Some reformers did well
Cristine Soto DeBerry, director of the progressive Prosecutors Alliance of California, said reformers did well in other California races. Incumbent Attorney General Rob Bonta sailed to a pending faceoff with GOP challenger Nathan Hochman in the November election. Incumbent Contra Costa County District Attorney Diana Becton won re-election outright. And in Alameda County, civil rights lawyer Pamela Price was the lead vote-getter in the race for district attorney, heading to a November runoff.
“People want to point to the recall as a harbinger that reform is dead … but voters are not accepting that point of view,” DeBerry said. “The truth is reform is growing in this state. I don’t believe taxpayers want to continue to fund a failing system.”
One of the components of the progressive platform is that the criminal justice system has relied too long on incarceration as the answer to crime, rejecting the notion of rehabilitation. It is a system based on punishment as a deterrent, in which too many juveniles are charged as adults, too many people of color and those with mental illness are unfairly imprisoned. Yet crime remains unfettered.
“We’re not succeeding (in the criminal justice system) on any side of the equation,” DeBerry said. “Of course we want safety, but do we want it at the expense of all our values?”

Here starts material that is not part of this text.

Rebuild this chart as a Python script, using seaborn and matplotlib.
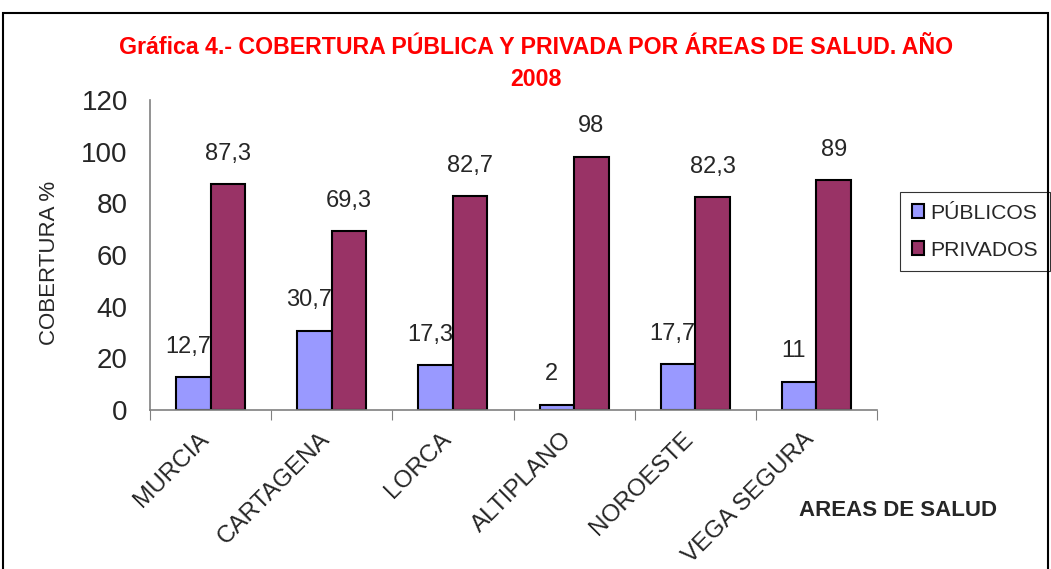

In Orange County, incumbent District Attorney Todd Spitzer walloped his nearest opponent, Democratic progressive candidate Pete Hardin. Spitzer capitalized on one of Orange County’s biggest bugaboos — becoming like Los Angeles County.
The tactic worked despite Spitzer’s scandals, including his violation of the state Racial Justice Act in a double-murder case. No sanctions were issued, but Spitzer was soundly criticized for his statement during an internal meeting that some Black men date White women to enhance their status in the community.

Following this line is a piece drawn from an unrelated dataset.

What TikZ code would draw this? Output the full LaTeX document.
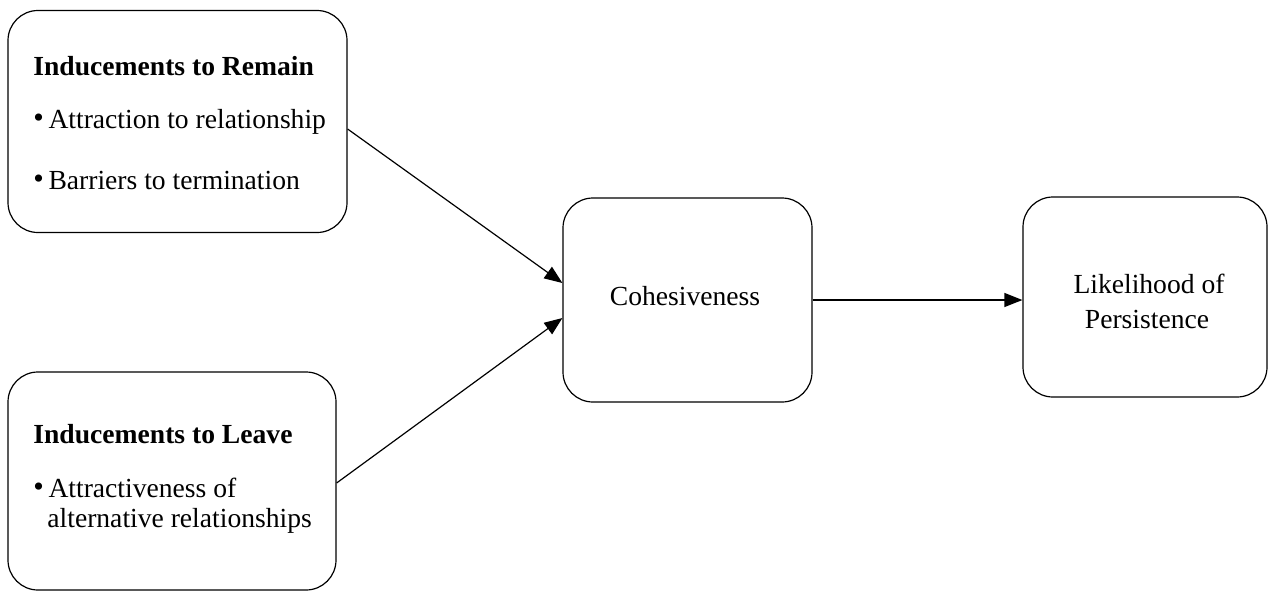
\documentclass[tikz,border=0pt]{standalone}
\usepackage{fontspec}
\setmainfont{Liberation Serif}
\usetikzlibrary{arrows.meta}

\newcommand{\bul}{\raisebox{0.4pt}{\fontsize{15}{15}\selectfont\textbullet}\,}

\begin{document}
\begin{tikzpicture}[
  x=0.5pt,
  y=-0.5pt,
  font=\fontsize{13.8}{16}\selectfont,
  box/.style={draw, line width=0.6pt, rounded corners=15pt},
  txt/.style={anchor=base west, inner sep=0pt},
  ctxt/.style={anchor=base, inner sep=0pt},
  head/.style={txt, font=\fontsize{13.8}{16}\selectfont\bfseries},
  link/.style={-{Triangle[length=9pt,width=7pt]}, line width=0.6pt}
]

% White background
\fill[white] (0,0) rectangle (1269,595);
\useasboundingbox (0,0) rectangle (1269,595);

% Boxes
\node[box, minimum width=169.5pt, minimum height=111pt] (remain) at (177.5,121.5) {};
\node[box, minimum width=164pt, minimum height=109pt] (leave) at (172,481) {};
\node[box, minimum width=124.5pt, minimum height=102pt] (coh) at (687.5,300) {};
\node[box, minimum width=122pt, minimum height=100pt] (lik) at (1145,297) {};

% Labels
\node[head] (remainhead) at (33,75) {Inducements to Remain};
\node[txt] (attr) at (33,128) {\bul Attraction to relationship};
\node[txt] (barr) at (33,189) {\bul Barriers to termination};

\node[head] (leavehead) at (33,443) {Inducements to Leave};
\node[txt] (alta) at (33,497) {\bul Attractiveness of};
\node[txt] (altb) at (47,527) {alternative relationships};

\node[ctxt] (cohtext) at (685,305) {Cohesiveness};
\node[ctxt] (lika) at (1149,293) {Likelihood of};
\node[ctxt] (likb) at (1147,328) {Persistence};

% Arrows
\draw[link] ([yshift=-3.75pt]remain.east) -- ([yshift=8.5pt]coh.west);
\draw[link] ([yshift=-1pt]leave.east) -- ([yshift=-9pt]coh.west);
\draw[link] (coh.east) -- (lik.west |- coh.east);

\end{tikzpicture}
\end{document}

‘Progressives need to listen’
When the campaigning was over late Tuesday, Spitzer told the Orange County Register that he was in favor of some reform and wanted to find common ground with Gascon and Boudin. He stressed that his reelection to a second term and Boudin’s recall were a referendum against the “excessives” of the progressive movement.

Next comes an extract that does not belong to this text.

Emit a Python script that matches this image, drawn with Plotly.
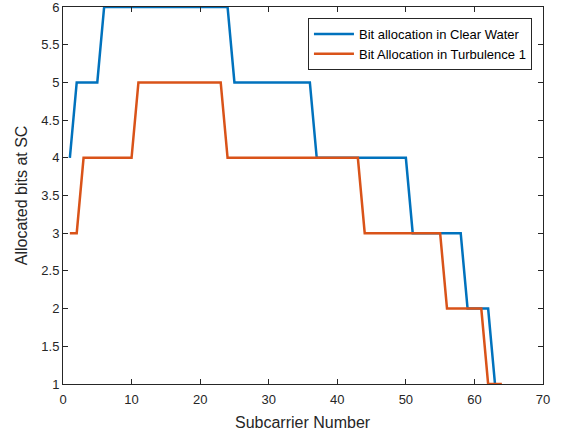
import plotly.graph_objects as go

# Data
sc_clear = list(range(1, 64))
bits_clear = [4, 5, 5, 5, 5] + [6] * 19 + [5] * 12 + [4] * 14 + [3] * 8 + [2] * 4 + [1]
sc_turb = list(range(1, 65))
bits_turb = [3, 3] + [4] * 8 + [5] * 13 + [4] * 20 + [3] * 12 + [2] * 6 + [1] * 3

x_ticks = [0, 10, 20, 30, 40, 50, 60, 70]
y_ticks = [1, 1.5, 2, 2.5, 3, 3.5, 4, 4.5, 5, 5.5, 6]
y_tick_labels = ["1", "1.5", "2", "2.5", "3", "3.5", "4", "4.5", "5", "5.5", "6"]

fig = go.Figure()
fig.add_trace(go.Scatter(x=sc_clear, y=bits_clear, mode="lines",
                         name="Bit allocation in Clear Water",
                         line=dict(color="#0072BD", width=2.5)))
fig.add_trace(go.Scatter(x=sc_turb, y=bits_turb, mode="lines",
                         name="Bit Allocation in Turbulence 1",
                         line=dict(color="#D95319", width=2.5)))

axcol = "#262626"
fig.update_layout(
    width=562, height=434,
    margin=dict(l=63, r=19, t=7, b=50),
    paper_bgcolor="white", plot_bgcolor="white",
    font=dict(family="Liberation Sans, Arial, sans-serif", color=axcol, size=13),
    showlegend=True,
    legend=dict(x=0.977, y=0.971, xanchor="right", yanchor="top",
                bgcolor="white", bordercolor=axcol, borderwidth=1,
                font=dict(size=13, color="black"),
                tracegroupgap=0, itemwidth=40),
    xaxis=dict(range=[0, 70], tickvals=x_ticks, ticks="inside", ticklen=5,
               showline=True, linecolor=axcol, linewidth=1, mirror="ticks",
               showgrid=False, zeroline=False, tickcolor=axcol, automargin=False,
               ticklabelstandoff=3,
               tickfont=dict(size=13, color=axcol), ticklabeloverflow="allow"),
    yaxis=dict(range=[1, 6], tickvals=y_ticks, ticktext=y_tick_labels, ticks="inside", ticklen=5,
               showline=True, linecolor=axcol, linewidth=1, mirror="ticks",
               showgrid=False, zeroline=False, tickcolor=axcol, automargin=False,
               tickfont=dict(size=13, color=axcol), ticklabeloverflow="allow"),
    annotations=[
        dict(text="Subcarrier Number", xref="paper", yref="paper", x=0.5, y=-0.101,
             xanchor="center", yanchor="middle", showarrow=False,
             font=dict(size=16, color=axcol)),
        dict(text="Allocated bits at SC", xref="paper", yref="paper", x=-0.086, y=0.5,
             xanchor="center", yanchor="middle", showarrow=False, textangle=-90,
             font=dict(size=16, color=axcol)),
    ],
)

fig.write_html("out.html")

“When San Francisco rejects a progressive district attorney, the progressives need to listen,” Spitzer said. “People are sick and tired.”
Agreeing is Jon Fleischman, a conservative political consultant and publisher of the Flash Report website.
“The pendulum swung too far away from the people victimized by crime,” Fleischman said. “There’s overreach. (The reforms) all sound great until they don’t work in practice. If you’re afraid to go to the market, that’s pretty real. The sound-good policies of the left fail when they don’t keep people safe.”
In Spitzer’s case, politicos said his strategy of linking his chief opponent, Hardin, to a future of apocalyptic crime was “brilliant.”
“He defined Pete Hardin before Hardin ever got to introduce himself to the voters,” said Fullerton political scientist Balma.
She said Spitzer has been around Orange County politics for 30 years, as a school board member, county supervisor and state assemblyman, so long that people may have voted for him based on past accomplishments — despite his “ready, shoot, aim” reputation.
“Maybe they haven’t paid attention to his last four years as district attorney, but they remember he was against (putting) the airport in El Toro,” Balma said.
As Fred Smoller, a political science professor at Chapman University, put it: “Todd is a known commodity. They may not like him, but they trust Todd to be Todd.”